The Inter-American Commission on Human Rights looked into the case at the time and determined that Leonardo Parra was “in a serious and urgent situation” and that his “rights to life and personal integrity” were “at risk of irreparable harm.”

Parra said her eldest son has faced torture while incarcerated, including electrocutions, beatings and that he’s been suffocated with a bag put over his head. She said her eldest son faced especially dire treatment while he was held in a prison at the Fuerte Guaicaipuro military installation, which is about 60 km south of the capital, Caracas.
She said the heat in the region is often extreme and prison guards forced inmates to dig and then stand in holes.
“They planted them like trees, standing there,” she said. “They would stay there until they managed to dig themselves out of the holes.”
Leonardo was transferred from Guaicaipuro about a year ago and is now in a prison called Yare III, which sits about 70 kilometres southeast of Caracas.
She last talked to her son in November 2024, because he isn’t allowed to place calls outside Venezuela. The family hasn’t heard from him since the U.S. attacks over the weekend.
“The story of my sons is something really tough, it’s very difficult and painful,” Parra said.
Wave of arrests followed 2024 election
Jesus Hermoso with the Committee for the Freedom of Social Activists said that within hours of the U.S. attack on Venezuela, his organization issued a statement saying the first act in any transition should be a general amnesty and the release of all political prisoners.

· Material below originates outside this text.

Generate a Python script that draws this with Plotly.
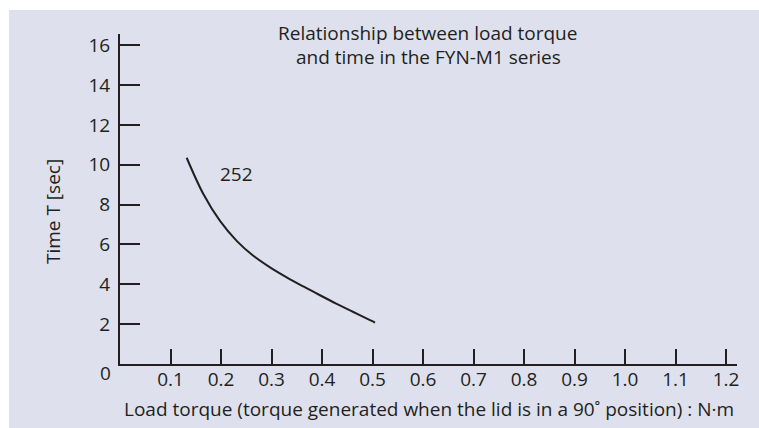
import plotly.graph_objects as go

# ---- data ----
torque = [0.132, 0.165, 0.198, 0.231, 0.264, 0.297, 0.330, 0.363, 0.396, 0.429, 0.462, 0.495, 0.505]
time_sec = [10.35, 8.53, 7.18, 6.18, 5.43, 4.85, 4.35, 3.89, 3.45, 3.02, 2.61, 2.20, 2.08]
series_label = "252"
x_ticks = [0.1, 0.2, 0.3, 0.4, 0.5, 0.6, 0.7, 0.8, 0.9, 1.0, 1.1, 1.2]
x_ticktext = ["0.1", "0.2", "0.3", "0.4", "0.5", "0.6", "0.7", "0.8", "0.9", "1.0", "1.1", "1.2"]
y_ticks = [2, 4, 6, 8, 10, 12, 14, 16]
title_lines = ["Relationship between load torque", "and time in the FYN-M1 series"]
x_title = "Load torque (torque generated when the lid is in a 90˚ position) : N·m"
y_title = "Time T [sec]"

W, H = 759, 428
ML, MR, MT, MB = 120, 22, 34, 64
PW, PH = W - ML - MR, H - MT - MB

def px(x):
    return (x - ML) / PW

def py(y):
    return (H - MB - y) / PH

FONT = "Open Sans"
TXT = "#231f20"
BG = "#dee1ed"
FS = 19

fig = go.Figure()
fig.add_trace(go.Scatter(x=torque, y=time_sec, mode="lines",
                         line=dict(color=TXT, width=2, shape="spline", smoothing=1.0),
                         hoverinfo="skip", showlegend=False))

fig.update_layout(
    width=W, height=H,
    margin=dict(l=ML, r=MR, t=MT, b=MB, pad=0),
    paper_bgcolor="white",
    plot_bgcolor="rgba(0,0,0,0)",
    font=dict(family=FONT, color=TXT, size=FS),
    showlegend=False,
    xaxis=dict(range=[0, 1.2216], showgrid=False, zeroline=False,
               showline=True, linecolor=TXT, linewidth=2,
               ticks="inside", ticklen=15, tickwidth=2, tickcolor=TXT,
               tickvals=x_ticks, ticktext=x_ticktext, ticklabelstandoff=-3,
               tickfont=dict(size=FS, family=FONT, color=TXT), fixedrange=True),
    yaxis=dict(range=[0, 16.56], showgrid=False, zeroline=False,
               showline=True, linecolor=TXT, linewidth=2,
               ticks="inside", ticklen=20, tickwidth=2, tickcolor=TXT,
               tickvals=y_ticks, ticklabelstandoff=4,
               tickfont=dict(size=FS, family=FONT, color=TXT), fixedrange=True),
    shapes=[dict(type="rect", xref="paper", yref="paper",
                 x0=px(9), x1=px(W + 2), y0=py(H + 2), y1=py(10),
                 fillcolor=BG, line=dict(width=0), layer="below")],
)

ann = []
ann.append(dict(text=title_lines[0], x=px(427), y=py(33)))
ann.append(dict(text=title_lines[1], x=px(428), y=py(57)))
ann.append(dict(text=x_title, x=px(429), y=py(409)))
ann.append(dict(text=y_title, x=px(53), y=py(212), textangle=-90))
ann.append(dict(text=series_label, x=px(236), y=py(174)))
ann.append(dict(text="0", x=px(105), y=py(373)))
for a in ann:
    a.update(xref="paper", yref="paper", showarrow=False,
             xanchor="center", yanchor="middle",
             font=dict(family=FONT, size=FS, color=TXT))
fig.update_layout(annotations=ann)

fig.write_html("out.html",
               config={"displayModeBar": False, "staticPlot": True},
               post_script="document.body.style.margin='0';document.body.style.overflow='hidden';")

“The [regime] has intensified its repressive policy … We hoped that with this [U.S.] pressure, there would have been a significant loosening in matters of repression,” said Hermoso. “However, there is nothing that indicates that this is happening.”
Hermoso, who is a journalist, fled the country three months ago with his wife and two small children after he was told government authorities were looking to detain him. He said the head of the humanitarian organization where his wife worked was also recently arrested and imprisoned.
He said his organization has documented various cases of the use of sexual violence as torture by authorities inside Venezuela’s prisons.
“These are difficult cases to document, because many prisoners don’t want to denounce this after they are released,” said Hermoso. “Many prefer not to say anything or they ask that it’s kept secret.”
One of the last major waves of political imprisonment came following the July 28, 2024, election, which many observers determined was won by unity opposition presidential candidate Edmundo González.
According to Amnesty International, about 160 members of Vente Venezuela, the main opposition party, and 34 members of Primero Justicia, a smaller party, had been detained or disappeared by Venezuelan authorities by the end of 2024.

Luis Carrero, one of the top co-ordinators for the opposition campaign in the western state of Tachira, was one of those targeted, but he managed to escape.
Carrero said he was constantly under surveillance.
“They were always following us, the repressive forces of the state,” said Carrero, whose case was investigated by Human Rights Watch.
Carrero and his wife, who was also involved in the campaign, worked away from home for weeks at a time. But on July 27, 2024, the day before the vote, they returned home to grab some things in the early morning hours when five agents armed with assault rifles, and with their faces covered, stormed in.
“They hit my wife,” he said. “I tried to run, to alert my neighbours, but also to protect the information I had on my cellular phone. As head of the campaign [in Tachira], I had a lot of valuable information that I had not been able to erase.”
Carrero managed to toss his cell phone onto the roof of a neighbour’s house, but he froze when he heard a gunshot. They agents grabbed him and dragged him to his home. One of them found his cell phone.
“They said that if there was any chaos after the elections, that we would be responsible, that they knew where my family lived,” said Carrero, who now lives in Cucuta, Colombia.
The next day, Carrero and his wife went out and voted. They also helped collect the printed tallies produced by voting machines from polling stations across the state. The opposition collected more than 70 per cent of the tallies in the first 24 hours, and the results suggested a landslide win by González.
“Many of those [who worked on the campaign] paid with their lives. Many of them have paid with their liberty … for being part of the structure [that collected the tallies], for being witnesses in the electoral process, or for going out … to protest what happened, the theft of the will of Venezuelans,” said Carrero.
“It’s worth recognizing their struggle.”